Optical microscope and X-ray spectrometry analyses revealed that the size of the particles in the fluids to be filtered varied between 0.5µm and 40µm. But the vast majority, around 90%, were between 1 and 10µm.

The main contaminants (DI water, N salt) are iron, silica and polymer elements.

It's easy to see why it's vital to check and validate filtration efficiency with your supplier. Some filters are still advertised at 1µm without any indication of the associated efficiency. The studies we have carried out in-house show that these filters (depending on the manufacture) are really absolute between 20 and 40µm, for the 1µm advertised!

But where do you integrate these filters into the process?

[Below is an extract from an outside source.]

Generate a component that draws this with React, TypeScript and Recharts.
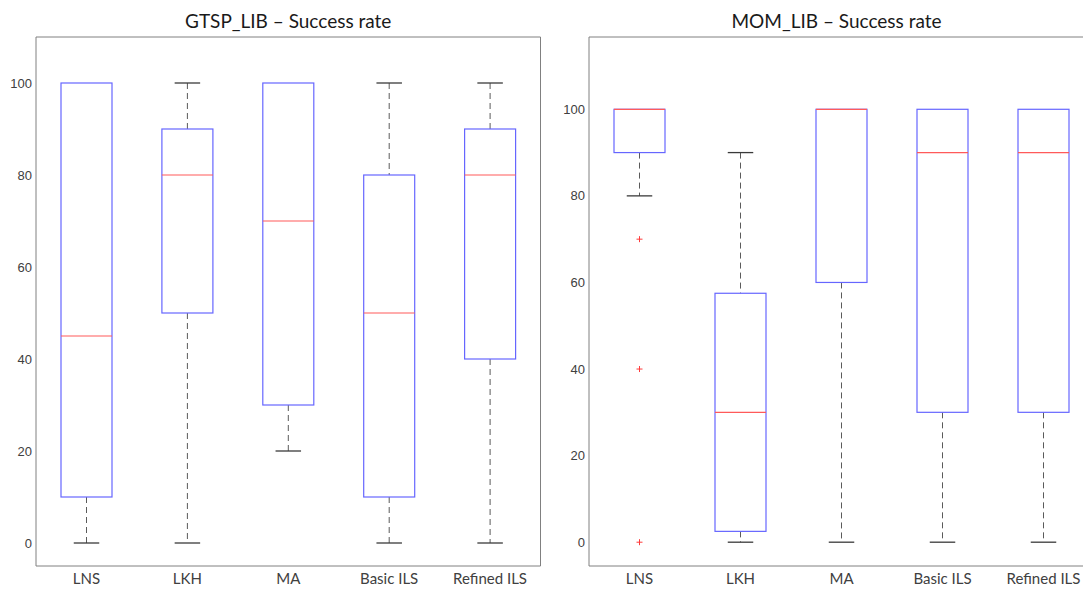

• The first source of contamination comes from the components used for the Nylon salt solution. In relation to the above, the ideal recommendation should be 1µm with a minimum efficiency of 99.98%.
• Contamination levels in the nylon salt solution can vary considerably. In some cases, plate filters and/or frame filters followed by disposable polishing filters are used. For highly contaminated salt solutions, we recommend that ‘depth’ filters are sequentially installed to meet the needs of improving product quality and spinning performance. This notion of ‘highly’ contaminated must be assessed in each case, but the aim of these filters is to retain insolubles such as metal oxides and other extrinsic pollution, which reduce polymerisation efficiency and therefore fibre quality.
• The make-up water must also be filtered before being mixed with the titanium dioxide at around 10µm with absolute efficiency. The slurry is then filtered to between 10 and 20µm, again with absolute efficiency. This filtration prevents the passage of large particles that could reduce the tensile strength and quality of the finished fibre.
• The ‘final’ filtration before transfer to the drawing lines typically consists of metal filtration elements pleated at high pressure depending on the decitex of the fibre produced. For the finest nylon fibres, filtration to 10 µm absolute is recommended. Fine-fibre stainless steel filtration equipment is the best guarantee of top-quality nylon fibre and the ability to produce at high speeds, with near-zero defects.
• Lastly, metal sieves are commonly used in the drawing trains to eliminate ‘large’ particles and gels that could clog the die. When operating conditions allow, particularly in terms of the pressure drops generated at the production rate, fine-fibre stainless steel media are a solution that guarantees high reproducibility and production quality.

Summary

To obtain high-quality fibres and optimise productivity, the polymer must be highly homogeneous, gel-free and free of additive agglomerates. Filtration of the primary fluids, filtration of the slurries and filtration of the molten polymers are crucial to the process. Paying particular attention to these elements helps to eliminate fibre breakage and improve fibre strength and uniformity. As well as improving the quality of the fibres produced, this also results in higher production rates and less downtime in the process - a major economic gain.